More on KentOnline
Gillingham manager Neil Harris is determined to drive up standards at the club as he looks to pick up the pieces from their relegation campaign.
Harris took charge of Gillingham’s last 18 games and despite improving their form, it wasn’t enough, as the club were relegated to League 2 on goal difference. He’s planning a summer clear-out of playing staff but every part of the club will be under scrutiny after a disastrous season.
The Gills went down after a 2-0 defeat to Rotherham and post-match Harris offered his players some words of truth. The team was relegated with just 40 points and only 35 league goals scored - the fewest in the division.
“I didn’t speak with anger, I just told them the truth,” he said. “Sometimes in life you need to be told the truth, and it is my responsibility as the manager that they need to know the truth and that goes for the staff as well.
“The staff I have inherited haven’t been good enough. Standards need to be better across the football club, it is not just about what the players do on the pitch for 90 minutes on a Saturday, it is about what happens during the week, it is about having the right people in the right jobs with roles and responsibilities and we have been miles off.”
Harris’ frustration was clear to see in his post-match interviews after Saturday’s game.
"To have a tactics board on my first day would have been nice," he told Sky Sports. "Minor details that people don’t see are major for football managers. The challenge was there, I accepted the challenge, I am emotionally invested in the challenge and that is why it hurts.
“I take responsibility for the football club - it has not been good enough. The whole football club has let its fans down this year. That will change when I am in charge.
“The balance of the squad, the fitness, the standards, it has been a disgrace and it has to change. The fans have been neglected."
Harris has already overhauled the recruitment policy at the club with the appointment of Nicky Shorey to head up that department.
The manager can now begin to mould a squad of his own making ready to challenge in League 2 next year.
Commenting on that challenge ahead, he told the press: “I can’t make promises about next year but what I can control today is to say that the standards and professionalism at the football club will be much better than what I have inherited, that will be a given.
“Changes of personnel in the squad? We have a huge overhaul of players and there is always an element of risk to that because you try recruit the players for the right reasons, it doesn’t mean you are going to get every one correct.

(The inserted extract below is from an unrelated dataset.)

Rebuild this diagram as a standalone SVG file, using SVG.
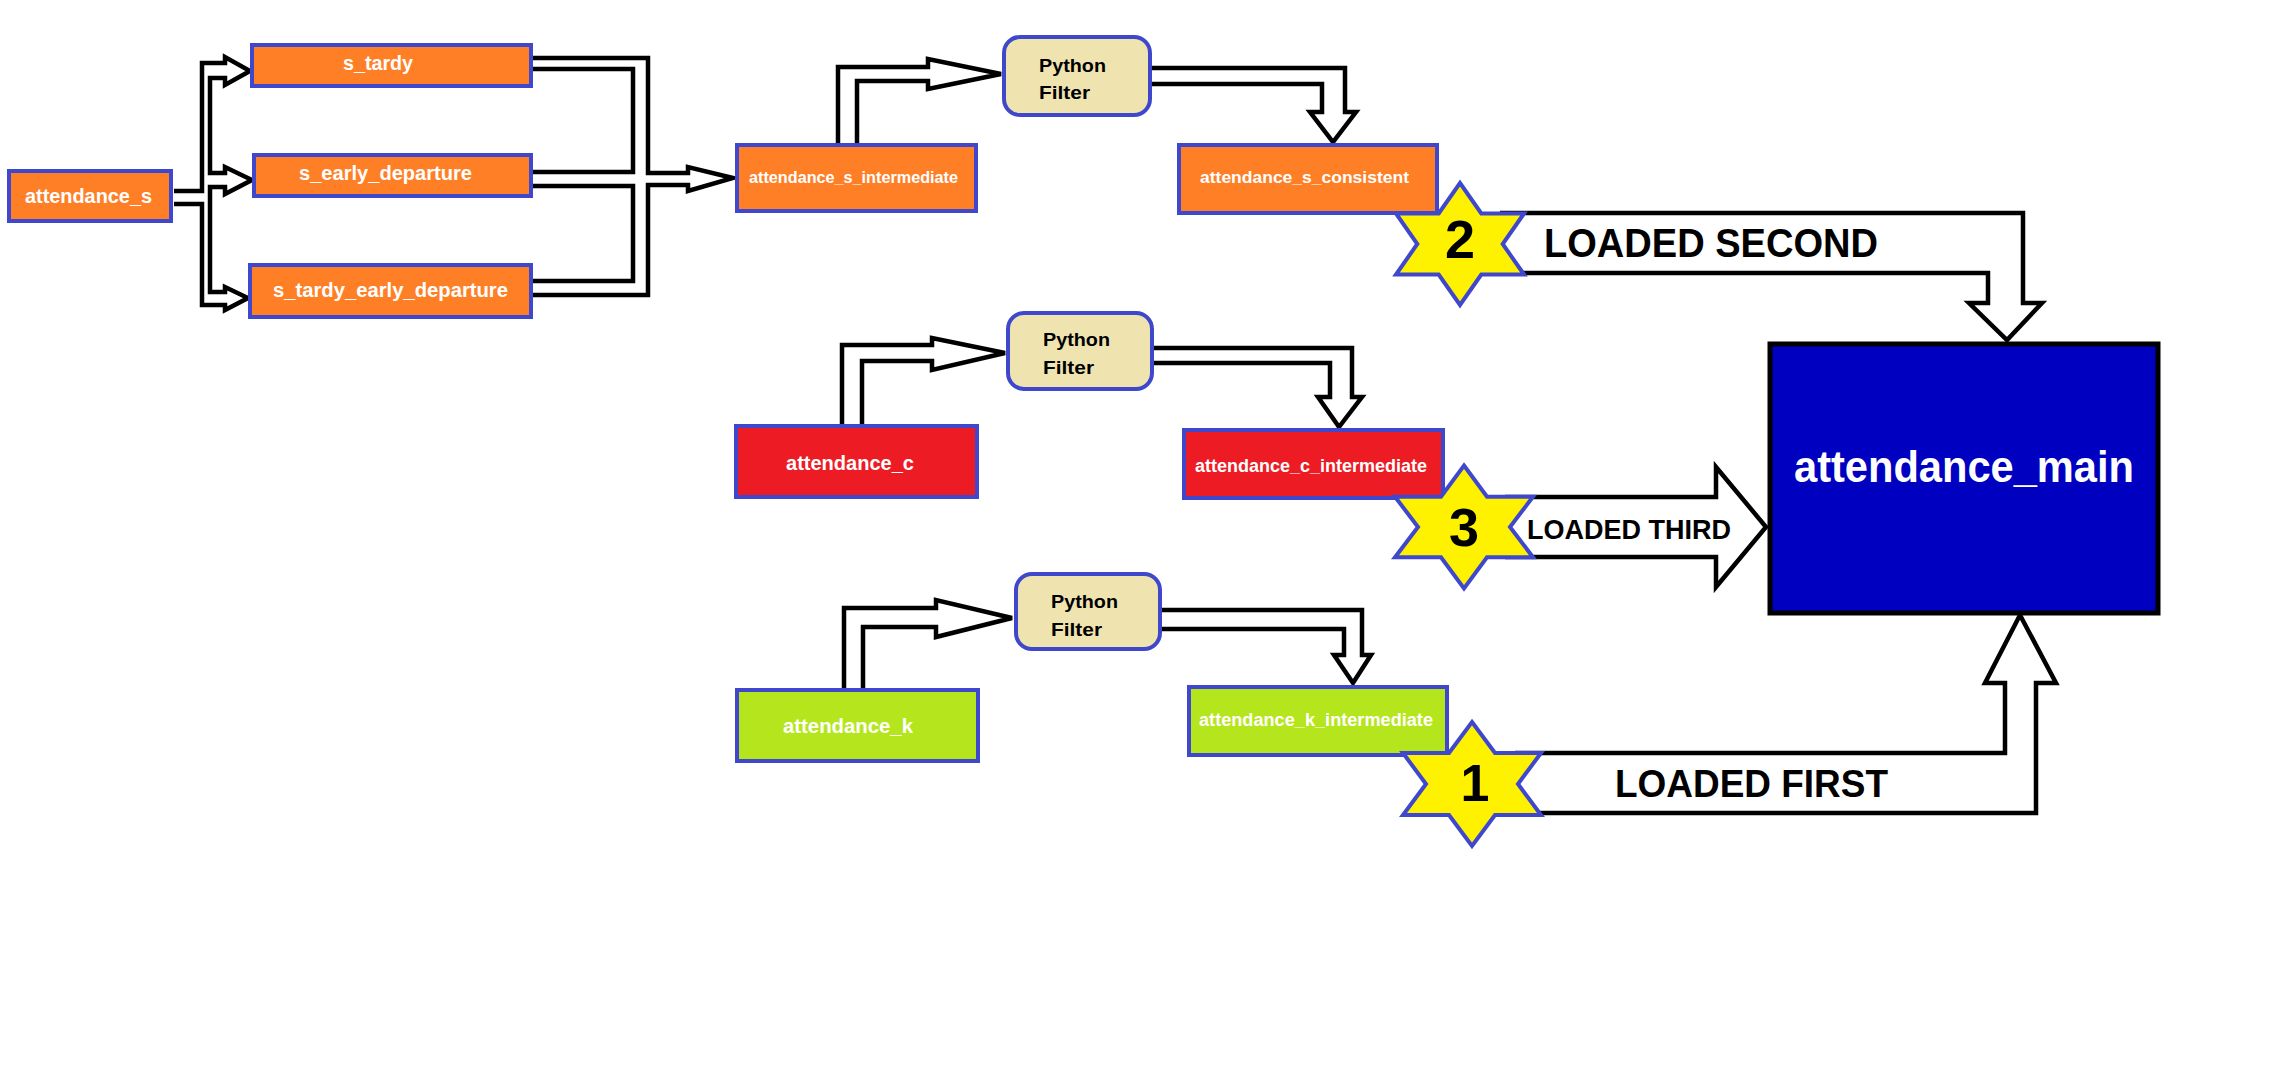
<svg xmlns="http://www.w3.org/2000/svg" width="2296" height="1066" viewBox="0 0 2296 1066">
<style>
.bg{fill:#ffffff}
.box{stroke:#3F48CC;stroke-width:4}
.orange{fill:#FF7F27}
.red{fill:#ED1C24}
.lime{fill:#B5E61D}
.filter{fill:#EFE4B0;stroke:#3F48CC;stroke-width:4}
.main{fill:#0000C0;stroke:#000000;stroke-width:5}
.conn{fill:none;stroke:#000000;stroke-width:4.5;stroke-linejoin:miter}
.star{fill:#FFF200;stroke:#3F48CC;stroke-width:4;stroke-linejoin:miter}
.wt{fill:#ffffff;font-family:"Liberation Sans",Arial,sans-serif;font-weight:bold}
.bt{fill:#000000;font-family:"Liberation Sans",Arial,sans-serif;font-weight:bold}
</style>
<rect class="bg" x="0" y="0" width="2296" height="1066"/>

<g id="connectors">
  <path class="conn" d="M174,191 H202 V63 H225 V57 L250,71 L225,85 V78 H210 V173 H225 V167 L252,180 L225,194 V187 H210 V292 H225 V287 L248,298 L225,310 V305 H202 V204 H174"/>
  <path class="conn" d="M533,58 H648 V173 H688 V167 L733,178 L688,191 V185 H648 V295 H533"/>
  <path class="conn" d="M533,69 H633 V172 H533"/>
  <path class="conn" d="M533,186 H633 V281 H533"/>
  <path class="conn" d="M838,143 V67 H928 V59 L1001,74 L928,89 V81 H857 V143"/>
  <path class="conn" d="M1152,68 H1345 V112 H1356 L1333,142 L1310,112 H1322 V84 H1152"/>
  <path class="conn" d="M842,424 V345 H932 V338 L1005,353 L932,370 V361 H862 V424"/>
  <path class="conn" d="M1154,348 H1352 V397 H1362 L1339,427 L1318,397 H1330 V363 H1154"/>
  <path class="conn" d="M844,688 V608 H936 V600 L1012,618 L936,637 V627 H863 V688"/>
  <path class="conn" d="M1162,610 H1362 V655 H1371 L1353,683 L1334,655 H1344 V629 H1162"/>
  <path class="conn" d="M1500,213 H2023 V303 H2042 L2007,340 L1969,303 H1988 V273 H1500"/>
  <path class="conn" d="M1505,497 H1716 V467 L1766,527 L1716,587 V557 H1505"/>
  <path class="conn" d="M1515,753 H2005 V683 H1985 L2020,615 L2056,683 H2036 V813 H1515"/>
</g>

<g id="attendance_s">
  <rect class="box orange" x="9" y="171" width="162" height="50"/>
  <text class="wt" x="25" y="203" font-size="20" textLength="127" lengthAdjust="spacingAndGlyphs">attendance_s</text>
</g>
<g id="s_tardy">
  <rect class="box orange" x="252" y="45" width="279" height="41"/>
  <text class="wt" x="343" y="70" font-size="20" textLength="70" lengthAdjust="spacingAndGlyphs">s_tardy</text>
</g>
<g id="s_early_departure">
  <rect class="box orange" x="254" y="155" width="277" height="41"/>
  <text class="wt" x="299" y="180" font-size="20" textLength="173" lengthAdjust="spacingAndGlyphs">s_early_departure</text>
</g>
<g id="s_tardy_early_departure">
  <rect class="box orange" x="250" y="265" width="281" height="52"/>
  <text class="wt" x="273" y="297" font-size="20" textLength="235" lengthAdjust="spacingAndGlyphs">s_tardy_early_departure</text>
</g>
<g id="attendance_s_intermediate">
  <rect class="box orange" x="737" y="145" width="239" height="66"/>
  <text class="wt" x="749" y="183" font-size="16" textLength="209" lengthAdjust="spacingAndGlyphs">attendance_s_intermediate</text>
</g>
<g id="python_filter_s">
  <rect class="filter" x="1004" y="37" width="146" height="78" rx="16" ry="16"/>
  <text class="bt" x="1039" y="72" font-size="19" textLength="67" lengthAdjust="spacingAndGlyphs">Python</text>
  <text class="bt" x="1039" y="99" font-size="19" textLength="51" lengthAdjust="spacingAndGlyphs">Filter</text>
</g>
<g id="attendance_s_consistent">
  <rect class="box orange" x="1179" y="145" width="258" height="68"/>
  <text class="wt" x="1200" y="183" font-size="16" textLength="209" lengthAdjust="spacingAndGlyphs">attendance_s_consistent</text>
</g>
<g id="attendance_c">
  <rect class="box red" x="736" y="426" width="241" height="71"/>
  <text class="wt" x="786" y="470" font-size="20" textLength="128" lengthAdjust="spacingAndGlyphs">attendance_c</text>
</g>
<g id="python_filter_c">
  <rect class="filter" x="1008" y="313" width="144" height="76" rx="16" ry="16"/>
  <text class="bt" x="1043" y="346" font-size="19" textLength="67" lengthAdjust="spacingAndGlyphs">Python</text>
  <text class="bt" x="1043" y="374" font-size="19" textLength="51" lengthAdjust="spacingAndGlyphs">Filter</text>
</g>
<g id="attendance_c_intermediate">
  <rect class="box red" x="1184" y="430" width="259" height="68"/>
  <text class="wt" x="1195" y="472" font-size="18" textLength="232" lengthAdjust="spacingAndGlyphs">attendance_c_intermediate</text>
</g>
<g id="attendance_k">
  <rect class="box lime" x="737" y="690" width="241" height="71"/>
  <text class="wt" x="783" y="733" font-size="20" textLength="130" lengthAdjust="spacingAndGlyphs">attendance_k</text>
</g>
<g id="python_filter_k">
  <rect class="filter" x="1016" y="574" width="144" height="75" rx="16" ry="16"/>
  <text class="bt" x="1051" y="608" font-size="19" textLength="67" lengthAdjust="spacingAndGlyphs">Python</text>
  <text class="bt" x="1051" y="636" font-size="19" textLength="51" lengthAdjust="spacingAndGlyphs">Filter</text>
</g>
<g id="attendance_k_intermediate">
  <rect class="box lime" x="1189" y="687" width="258" height="68"/>
  <text class="wt" x="1199" y="726" font-size="18" textLength="234" lengthAdjust="spacingAndGlyphs">attendance_k_intermediate</text>
</g>
<g id="attendance_main">
  <rect class="main" x="1770" y="344" width="388" height="269"/>
  <text class="wt" x="1794" y="482" font-size="44" textLength="340" lengthAdjust="spacingAndGlyphs">attendance_main</text>
</g>

<g id="badge_2">
  <polygon class="star" points="1460,183 1481.3,213.5 1524,213.5 1502.7,244 1524,274.5 1481.3,274.5 1460,305 1438.7,274.5 1396,274.5 1417.3,244 1396,213.5 1438.7,213.5"/>
  <text class="bt" x="1460" y="258" font-size="54" text-anchor="middle">2</text>
</g>
<g id="badge_3">
  <polygon class="star" points="1464,465.5 1487,496.75 1533,496.75 1510,527 1533,557.25 1487,557.25 1464,588.5 1441,557.25 1395,557.25 1418,527 1395,496.75 1441,496.75"/>
  <text class="bt" x="1464" y="546" font-size="54" text-anchor="middle">3</text>
</g>
<g id="badge_1">
  <polygon class="star" points="1472,722 1495,753 1541,753 1518,784 1541,815 1495,815 1472,846 1449,815 1403,815 1426,784 1403,753 1449,753"/>
  <text class="bt" x="1475" y="801" font-size="52" text-anchor="middle">1</text>
</g>

<g id="labels">
  <text class="bt" x="1544" y="257" font-size="40" textLength="334" lengthAdjust="spacingAndGlyphs">LOADED SECOND</text>
  <text class="bt" x="1527" y="539" font-size="28" textLength="204" lengthAdjust="spacingAndGlyphs">LOADED THIRD</text>
  <text class="bt" x="1615" y="797" font-size="38" textLength="273" lengthAdjust="spacingAndGlyphs">LOADED FIRST</text>
</g>
</svg>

“There has to be learning curves in the football club, that if you don’t improve standards and you don’t drive forward, I talk about taking steps, if they don’t take the steps, the football club, that I want to take then we are not going to be successful next year, that is the challenge to the football club, we have to be better.
“I am all in, as you can tell, I enjoy it here, I think I have galvanised the football club and brought the terraces closer to the pitch, the fans stuck with the players again (on Saturday) because, let’s be honest, we haven’t got as good players as the teams we were playing against.
“We can’t just slope from one week to the next as we have done as a club, the standards next season will be miles better, I will have players with more professionalism, I will have leadership in my changing room, I will have more quality and have a right good go in League 2.”